*** RAW DATA ***

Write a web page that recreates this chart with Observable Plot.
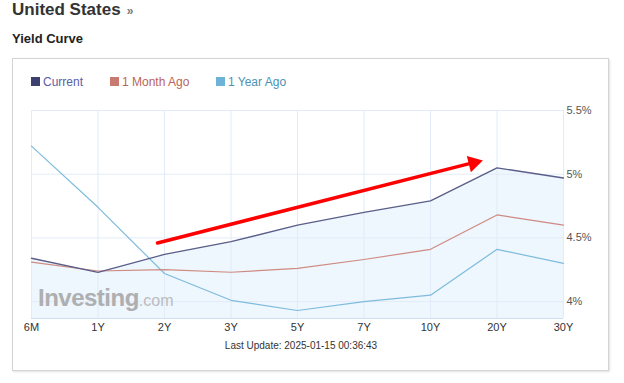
<!DOCTYPE html>
<html>
<head>
<meta charset="utf-8">
<script src="https://cdn.jsdelivr.net/npm/d3@7"></script>
<script src="https://cdn.jsdelivr.net/npm/@observablehq/plot@0.6"></script>
<style>
  html, body { margin: 0; padding: 0; background: #fff; width: 624px; height: 383px; overflow: hidden; font-family: "Liberation Sans", Arial, sans-serif; }
  .abs { position: absolute; white-space: nowrap; }
  #title { left: 12px; top: 0px; font-size: 17px; font-weight: bold; color: #333; }
  #title span { font-size: 12px; color: #777; font-weight: bold; margin-left: 6px; }
  #sub { left: 12px; top: 31px; font-size: 13px; font-weight: bold; color: #222; }
  #box { left: 12px; top: 58px; width: 595px; height: 311px; border: 1px solid #d4d4d4; box-shadow: 1px 1px 2px rgba(0,0,0,0.12); }
  .leg { top: 75px; font-size: 12px; line-height: 14px; }
  .sq { display: inline-block; width: 9px; height: 9px; margin-right: 3px; vertical-align: -0px; }
  #chart { left: 0; top: 100px; }
  #wm { left: 38px; top: 284px; color: #a3a3a3; font-weight: bold; font-size: 24px; letter-spacing: -0.5px; opacity: 0.85; }
  #wm span { font-weight: normal; font-size: 16px; color: #b3b3b3; letter-spacing: 0; }
  #cap { left: 0; width: 602px; text-align: center; top: 340px; font-size: 10px; color: #333; }
</style>
</head>
<body>
<div id="title" class="abs">United States<span>»</span></div>
<div id="sub" class="abs">Yield Curve</div>
<div id="box" class="abs"></div>
<div id="legend"></div>
<div id="chart" class="abs"></div>
<div id="wm" class="abs">Investing<span>.com</span></div>
<div id="cap" class="abs">Last Update: 2025-01-15 00:36:43</div>
<script>
const maturities = ["6M", "1Y", "2Y", "3Y", "5Y", "7Y", "10Y", "20Y", "30Y"];
const current    = [4.34, 4.23, 4.37, 4.47, 4.60, 4.70, 4.79, 5.05, 4.97];
const monthAgo   = [4.31, 4.24, 4.25, 4.23, 4.26, 4.33, 4.41, 4.68, 4.60];
const yearAgo    = [5.22, 4.74, 4.22, 4.01, 3.93, 4.00, 4.05, 4.41, 4.30];
const yTicks     = [4, 4.5, 5, 5.5];
const seriesNames = ["Current", "1 Month Ago", "1 Year Ago"];
// annotation arrow (in maturity-index / yield units)
const arrowX = [1.895, 6.60];
const arrowY = [4.46, 5.085];
const arrowHead = {x: 6.647, y: 5.089};

const lineColors = ["#5b5e88", "#cf8a81", "#7dbcdc"];
const squareColors = ["#3c406e", "#c87a70", "#6db3d7"];
const textColors = ["#5a5ea8", "#bb645a", "#4b91b3"];

// legend
const legendX = [31, 110, 216];
const legend = document.getElementById("legend");
seriesNames.forEach((n, i) => {
  const d = document.createElement("div");
  d.className = "abs leg";
  d.style.left = legendX[i] + "px";
  d.style.color = textColors[i];
  d.innerHTML = `<span class="sq" style="background:${squareColors[i]}"></span>${n}`;
  legend.appendChild(d);
});

const idx = maturities.map((_, i) => i);
const mk = (vals) => idx.map(i => ({x: i, y: vals[i]}));
const yMin = 3.867;

const chart = Plot.plot({
  width: 624,
  height: 240,
  marginLeft: 31,
  marginRight: 61,
  marginTop: 10,
  marginBottom: 22,
  style: {fontFamily: "'Liberation Sans', Arial, sans-serif", background: "transparent", overflow: "visible"},
  x: {type: "linear", domain: [0, maturities.length - 1], ticks: idx, tickFormat: i => maturities[i], label: null},
  y: {domain: [yMin, 5.5], ticks: yTicks, tickFormat: d => d + "%", label: null},
  marks: [
    Plot.areaY(mk(current), {x: "x", y1: yMin, y2: "y", fill: "#eef6fe"}),
    Plot.gridX(idx, {stroke: "#e2ecf8", strokeOpacity: 1}),
    Plot.gridY(yTicks, {stroke: "#e2ecf8", strokeOpacity: 1}),
    Plot.ruleY([yMin], {stroke: "#cddff0"}),
    Plot.line(mk(yearAgo), {x: "x", y: "y", stroke: lineColors[2], strokeWidth: 1.2}),
    Plot.line(mk(monthAgo), {x: "x", y: "y", stroke: lineColors[1], strokeWidth: 1.2}),
    Plot.line(mk(current), {x: "x", y: "y", stroke: lineColors[0], strokeWidth: 1.3}),
    Plot.line(arrowX.map((x, i) => ({x, y: arrowY[i]})), {x: "x", y: "y", stroke: "#ff0000", strokeWidth: 3.5}),
    Plot.dot([arrowHead], {x: "x", y: "y", symbol: "triangle", r: 6.2, fill: "#ff0000", rotate: 75.8}),
    Plot.axisX({ticks: idx, tickFormat: i => maturities[i], tickSize: 0, tickPadding: 5, fontSize: 11, fill: "#333", label: null}),
    Plot.axisY({ticks: yTicks, tickFormat: d => d + "%", anchor: "right", tickSize: 0, tickPadding: 3, fontSize: 11, fill: "#555", label: null})
  ]
});
document.getElementById("chart").appendChild(chart);
</script>
</body>
</html>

***

◆ **YOUR GOAL**
Except for the pictures, reproduce every line exactly.

◆ **TASK RESULT**
Write a web page that recreates this chart with Observable Plot.
<!DOCTYPE html>
<html>
<head>
<meta charset="utf-8">
<script src="https://cdn.jsdelivr.net/npm/d3@7"></script>
<script src="https://cdn.jsdelivr.net/npm/@observablehq/plot@0.6"></script>
<style>
  html, body { margin: 0; padding: 0; background: #fff; width: 624px; height: 383px; overflow: hidden; font-family: "Liberation Sans", Arial, sans-serif; }
  .abs { position: absolute; white-space: nowrap; }
  #title { left: 12px; top: 0px; font-size: 17px; font-weight: bold; color: #333; }
  #title span { font-size: 12px; color: #777; font-weight: bold; margin-left: 6px; }
  #sub { left: 12px; top: 31px; font-size: 13px; font-weight: bold; color: #222; }
  #box { left: 12px; top: 58px; width: 595px; height: 311px; border: 1px solid #d4d4d4; box-shadow: 1px 1px 2px rgba(0,0,0,0.12); }
  .leg { top: 75px; font-size: 12px; line-height: 14px; }
  .sq { display: inline-block; width: 9px; height: 9px; margin-right: 3px; vertical-align: -0px; }
  #chart { left: 0; top: 100px; }
  #wm { left: 38px; top: 284px; color: #a3a3a3; font-weight: bold; font-size: 24px; letter-spacing: -0.5px; opacity: 0.85; }
  #wm span { font-weight: normal; font-size: 16px; color: #b3b3b3; letter-spacing: 0; }
  #cap { left: 0; width: 602px; text-align: center; top: 340px; font-size: 10px; color: #333; }
</style>
</head>
<body>
<div id="title" class="abs">United States<span>»</span></div>
<div id="sub" class="abs">Yield Curve</div>
<div id="box" class="abs"></div>
<div id="legend"></div>
<div id="chart" class="abs"></div>
<div id="wm" class="abs">Investing<span>.com</span></div>
<div id="cap" class="abs">Last Update: 2025-01-15 00:36:43</div>
<script>
const maturities = ["6M", "1Y", "2Y", "3Y", "5Y", "7Y", "10Y", "20Y", "30Y"];
const current    = [4.34, 4.23, 4.37, 4.47, 4.60, 4.70, 4.79, 5.05, 4.97];
const monthAgo   = [4.31, 4.24, 4.25, 4.23, 4.26, 4.33, 4.41, 4.68, 4.60];
const yearAgo    = [5.22, 4.74, 4.22, 4.01, 3.93, 4.00, 4.05, 4.41, 4.30];
const yTicks     = [4, 4.5, 5, 5.5];
const seriesNames = ["Current", "1 Month Ago", "1 Year Ago"];
// annotation arrow (in maturity-index / yield units)
const arrowX = [1.895, 6.60];
const arrowY = [4.46, 5.085];
const arrowHead = {x: 6.647, y: 5.089};

const lineColors = ["#5b5e88", "#cf8a81", "#7dbcdc"];
const squareColors = ["#3c406e", "#c87a70", "#6db3d7"];
const textColors = ["#5a5ea8", "#bb645a", "#4b91b3"];

// legend
const legendX = [31, 110, 216];
const legend = document.getElementById("legend");
seriesNames.forEach((n, i) => {
  const d = document.createElement("div");
  d.className = "abs leg";
  d.style.left = legendX[i] + "px";
  d.style.color = textColors[i];
  d.innerHTML = `<span class="sq" style="background:${squareColors[i]}"></span>${n}`;
  legend.appendChild(d);
});

const idx = maturities.map((_, i) => i);
const mk = (vals) => idx.map(i => ({x: i, y: vals[i]}));
const yMin = 3.867;

const chart = Plot.plot({
  width: 624,
  height: 240,
  marginLeft: 31,
  marginRight: 61,
  marginTop: 10,
  marginBottom: 22,
  style: {fontFamily: "'Liberation Sans', Arial, sans-serif", background: "transparent", overflow: "visible"},
  x: {type: "linear", domain: [0, maturities.length - 1], ticks: idx, tickFormat: i => maturities[i], label: null},
  y: {domain: [yMin, 5.5], ticks: yTicks, tickFormat: d => d + "%", label: null},
  marks: [
    Plot.areaY(mk(current), {x: "x", y1: yMin, y2: "y", fill: "#eef6fe"}),
    Plot.gridX(idx, {stroke: "#e2ecf8", strokeOpacity: 1}),
    Plot.gridY(yTicks, {stroke: "#e2ecf8", strokeOpacity: 1}),
    Plot.ruleY([yMin], {stroke: "#cddff0"}),
    Plot.line(mk(yearAgo), {x: "x", y: "y", stroke: lineColors[2], strokeWidth: 1.2}),
    Plot.line(mk(monthAgo), {x: "x", y: "y", stroke: lineColors[1], strokeWidth: 1.2}),
    Plot.line(mk(current), {x: "x", y: "y", stroke: lineColors[0], strokeWidth: 1.3}),
    Plot.line(arrowX.map((x, i) => ({x, y: arrowY[i]})), {x: "x", y: "y", stroke: "#ff0000", strokeWidth: 3.5}),
    Plot.dot([arrowHead], {x: "x", y: "y", symbol: "triangle", r: 6.2, fill: "#ff0000", rotate: 75.8}),
    Plot.axisX({ticks: idx, tickFormat: i => maturities[i], tickSize: 0, tickPadding: 5, fontSize: 11, fill: "#333", label: null}),
    Plot.axisY({ticks: yTicks, tickFormat: d => d + "%", anchor: "right", tickSize: 0, tickPadding: 3, fontSize: 11, fill: "#555", label: null})
  ]
});
document.getElementById("chart").appendChild(chart);
</script>
</body>
</html>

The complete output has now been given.